■ Exercise details: Within the records below, reproduce without change the lines from the line that has "Emit a Python" through the line that has "plt.rcParams['font.family'] = ['Liberation", and only those.

■ Material for the task:
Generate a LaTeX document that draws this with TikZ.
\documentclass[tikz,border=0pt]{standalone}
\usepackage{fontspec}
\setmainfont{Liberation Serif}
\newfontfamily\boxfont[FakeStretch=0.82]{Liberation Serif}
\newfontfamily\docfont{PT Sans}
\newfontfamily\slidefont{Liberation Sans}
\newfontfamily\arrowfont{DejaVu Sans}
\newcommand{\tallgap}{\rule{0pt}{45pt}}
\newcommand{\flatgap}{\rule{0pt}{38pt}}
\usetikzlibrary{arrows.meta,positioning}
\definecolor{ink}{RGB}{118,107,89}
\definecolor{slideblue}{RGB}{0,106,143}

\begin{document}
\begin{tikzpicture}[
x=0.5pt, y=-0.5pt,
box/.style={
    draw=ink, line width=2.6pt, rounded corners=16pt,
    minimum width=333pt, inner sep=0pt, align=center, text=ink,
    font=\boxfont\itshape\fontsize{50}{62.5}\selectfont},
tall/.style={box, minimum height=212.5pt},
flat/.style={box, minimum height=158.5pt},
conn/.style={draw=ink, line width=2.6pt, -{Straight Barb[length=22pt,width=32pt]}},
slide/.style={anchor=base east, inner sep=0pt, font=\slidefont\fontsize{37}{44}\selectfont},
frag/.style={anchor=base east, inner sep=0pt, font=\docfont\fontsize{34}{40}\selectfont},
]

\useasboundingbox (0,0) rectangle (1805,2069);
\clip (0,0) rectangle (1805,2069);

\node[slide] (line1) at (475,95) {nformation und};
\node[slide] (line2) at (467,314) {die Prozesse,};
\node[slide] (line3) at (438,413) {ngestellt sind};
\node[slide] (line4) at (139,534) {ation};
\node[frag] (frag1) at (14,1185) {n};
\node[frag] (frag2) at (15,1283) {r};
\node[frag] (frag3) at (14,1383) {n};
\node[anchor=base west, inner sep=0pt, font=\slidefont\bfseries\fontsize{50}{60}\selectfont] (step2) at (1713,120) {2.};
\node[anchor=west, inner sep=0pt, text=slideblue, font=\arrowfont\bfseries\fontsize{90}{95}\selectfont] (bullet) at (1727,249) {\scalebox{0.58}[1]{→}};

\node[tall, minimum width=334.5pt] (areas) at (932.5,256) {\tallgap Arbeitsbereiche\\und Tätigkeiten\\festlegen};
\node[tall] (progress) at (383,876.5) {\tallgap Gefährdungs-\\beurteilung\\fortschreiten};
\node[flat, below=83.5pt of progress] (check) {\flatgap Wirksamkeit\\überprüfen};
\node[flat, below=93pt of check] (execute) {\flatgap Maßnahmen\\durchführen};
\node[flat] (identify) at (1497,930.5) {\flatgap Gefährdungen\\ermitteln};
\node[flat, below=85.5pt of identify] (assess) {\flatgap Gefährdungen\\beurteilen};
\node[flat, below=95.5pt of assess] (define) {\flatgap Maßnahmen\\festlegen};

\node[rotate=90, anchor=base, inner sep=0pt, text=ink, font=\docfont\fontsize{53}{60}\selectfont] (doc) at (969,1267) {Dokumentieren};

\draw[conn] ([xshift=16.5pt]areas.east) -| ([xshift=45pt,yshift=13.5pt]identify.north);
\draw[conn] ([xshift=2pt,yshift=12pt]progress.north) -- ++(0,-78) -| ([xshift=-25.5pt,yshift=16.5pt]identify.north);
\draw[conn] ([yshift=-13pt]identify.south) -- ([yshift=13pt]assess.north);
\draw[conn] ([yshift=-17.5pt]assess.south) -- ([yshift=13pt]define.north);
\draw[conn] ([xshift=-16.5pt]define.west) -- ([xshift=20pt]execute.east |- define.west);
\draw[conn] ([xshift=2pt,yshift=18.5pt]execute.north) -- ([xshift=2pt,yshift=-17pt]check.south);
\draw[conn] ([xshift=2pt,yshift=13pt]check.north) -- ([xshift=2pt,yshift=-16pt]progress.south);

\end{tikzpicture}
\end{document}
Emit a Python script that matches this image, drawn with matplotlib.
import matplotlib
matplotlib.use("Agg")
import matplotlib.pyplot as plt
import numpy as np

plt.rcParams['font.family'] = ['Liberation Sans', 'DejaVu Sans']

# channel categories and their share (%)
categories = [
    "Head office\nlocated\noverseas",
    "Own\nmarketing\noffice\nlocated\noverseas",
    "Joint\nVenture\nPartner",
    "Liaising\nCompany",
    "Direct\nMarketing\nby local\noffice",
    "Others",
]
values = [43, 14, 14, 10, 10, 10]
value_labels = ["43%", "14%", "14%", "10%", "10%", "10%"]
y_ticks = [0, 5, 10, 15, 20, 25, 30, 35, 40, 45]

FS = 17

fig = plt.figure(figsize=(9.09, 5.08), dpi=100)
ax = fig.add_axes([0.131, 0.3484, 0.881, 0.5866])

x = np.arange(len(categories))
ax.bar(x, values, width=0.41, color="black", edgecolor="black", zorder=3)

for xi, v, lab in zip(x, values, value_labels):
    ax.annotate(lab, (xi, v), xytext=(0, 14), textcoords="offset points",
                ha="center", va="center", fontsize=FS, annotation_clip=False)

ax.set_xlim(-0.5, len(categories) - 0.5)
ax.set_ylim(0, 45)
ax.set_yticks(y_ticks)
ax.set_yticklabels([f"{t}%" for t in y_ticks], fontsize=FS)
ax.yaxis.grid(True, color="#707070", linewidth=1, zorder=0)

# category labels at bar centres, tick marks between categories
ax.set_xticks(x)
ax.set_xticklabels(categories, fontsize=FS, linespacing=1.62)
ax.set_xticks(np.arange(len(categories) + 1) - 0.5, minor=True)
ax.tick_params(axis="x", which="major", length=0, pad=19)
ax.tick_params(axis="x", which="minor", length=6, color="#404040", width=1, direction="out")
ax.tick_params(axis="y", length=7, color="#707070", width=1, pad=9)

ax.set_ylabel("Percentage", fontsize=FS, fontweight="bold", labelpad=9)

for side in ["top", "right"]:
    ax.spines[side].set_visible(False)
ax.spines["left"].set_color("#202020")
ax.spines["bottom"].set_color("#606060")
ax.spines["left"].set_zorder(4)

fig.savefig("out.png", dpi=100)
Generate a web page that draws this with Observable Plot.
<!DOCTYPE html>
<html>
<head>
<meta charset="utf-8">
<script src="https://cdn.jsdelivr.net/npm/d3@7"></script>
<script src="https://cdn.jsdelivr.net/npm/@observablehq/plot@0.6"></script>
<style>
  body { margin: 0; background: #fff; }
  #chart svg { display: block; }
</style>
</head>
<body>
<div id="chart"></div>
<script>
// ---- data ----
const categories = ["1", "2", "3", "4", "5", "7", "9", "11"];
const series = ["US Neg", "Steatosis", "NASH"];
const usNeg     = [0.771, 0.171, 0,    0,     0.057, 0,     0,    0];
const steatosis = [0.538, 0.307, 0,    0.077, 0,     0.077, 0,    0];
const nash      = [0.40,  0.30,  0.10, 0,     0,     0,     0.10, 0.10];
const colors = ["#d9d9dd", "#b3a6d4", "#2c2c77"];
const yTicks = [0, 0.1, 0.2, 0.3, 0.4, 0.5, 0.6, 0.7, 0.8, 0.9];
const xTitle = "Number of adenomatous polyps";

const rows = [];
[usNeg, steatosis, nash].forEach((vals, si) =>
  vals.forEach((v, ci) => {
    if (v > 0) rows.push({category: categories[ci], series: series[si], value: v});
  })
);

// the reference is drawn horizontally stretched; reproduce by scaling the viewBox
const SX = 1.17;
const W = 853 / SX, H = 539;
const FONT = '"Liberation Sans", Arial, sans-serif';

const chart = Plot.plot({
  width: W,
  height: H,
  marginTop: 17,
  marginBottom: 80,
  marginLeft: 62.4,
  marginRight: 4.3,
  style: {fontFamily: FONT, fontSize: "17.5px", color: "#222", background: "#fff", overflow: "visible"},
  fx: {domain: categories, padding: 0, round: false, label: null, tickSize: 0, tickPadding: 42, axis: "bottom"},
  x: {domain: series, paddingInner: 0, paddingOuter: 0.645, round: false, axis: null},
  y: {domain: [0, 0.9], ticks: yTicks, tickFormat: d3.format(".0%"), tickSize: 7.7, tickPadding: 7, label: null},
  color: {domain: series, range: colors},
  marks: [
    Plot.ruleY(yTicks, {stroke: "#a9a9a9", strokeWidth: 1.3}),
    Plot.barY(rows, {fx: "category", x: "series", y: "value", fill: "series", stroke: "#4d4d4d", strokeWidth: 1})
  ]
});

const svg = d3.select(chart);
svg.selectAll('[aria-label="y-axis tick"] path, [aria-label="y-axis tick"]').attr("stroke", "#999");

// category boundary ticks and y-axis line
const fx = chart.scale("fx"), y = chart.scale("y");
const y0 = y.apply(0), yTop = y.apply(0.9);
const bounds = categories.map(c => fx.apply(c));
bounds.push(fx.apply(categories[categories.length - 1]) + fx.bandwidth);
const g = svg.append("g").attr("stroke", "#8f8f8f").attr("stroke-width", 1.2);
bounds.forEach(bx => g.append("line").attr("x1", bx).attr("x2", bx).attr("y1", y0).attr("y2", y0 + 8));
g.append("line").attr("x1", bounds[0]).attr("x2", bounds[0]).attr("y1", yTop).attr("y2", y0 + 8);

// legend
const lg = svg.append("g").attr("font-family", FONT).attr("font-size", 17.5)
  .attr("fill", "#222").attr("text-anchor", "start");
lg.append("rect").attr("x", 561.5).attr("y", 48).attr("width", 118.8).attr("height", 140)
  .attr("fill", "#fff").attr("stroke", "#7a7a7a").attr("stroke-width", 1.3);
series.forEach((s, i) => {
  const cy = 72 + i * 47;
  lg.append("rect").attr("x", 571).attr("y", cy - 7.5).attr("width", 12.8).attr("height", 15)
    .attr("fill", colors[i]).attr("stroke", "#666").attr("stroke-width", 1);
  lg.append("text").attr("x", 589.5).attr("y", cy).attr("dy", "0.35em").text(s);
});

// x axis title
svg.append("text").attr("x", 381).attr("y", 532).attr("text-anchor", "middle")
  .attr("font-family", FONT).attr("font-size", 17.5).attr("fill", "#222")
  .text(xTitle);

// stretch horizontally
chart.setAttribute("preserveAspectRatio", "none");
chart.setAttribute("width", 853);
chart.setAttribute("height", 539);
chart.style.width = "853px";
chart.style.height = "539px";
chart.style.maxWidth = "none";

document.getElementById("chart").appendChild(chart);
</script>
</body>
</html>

■ Answer to this exercise:
Emit a Python script that matches this image, drawn with matplotlib.
import matplotlib
matplotlib.use("Agg")
import matplotlib.pyplot as plt
import numpy as np

plt.rcParams['font.family'] = ['Liberation Sans', 'DejaVu Sans']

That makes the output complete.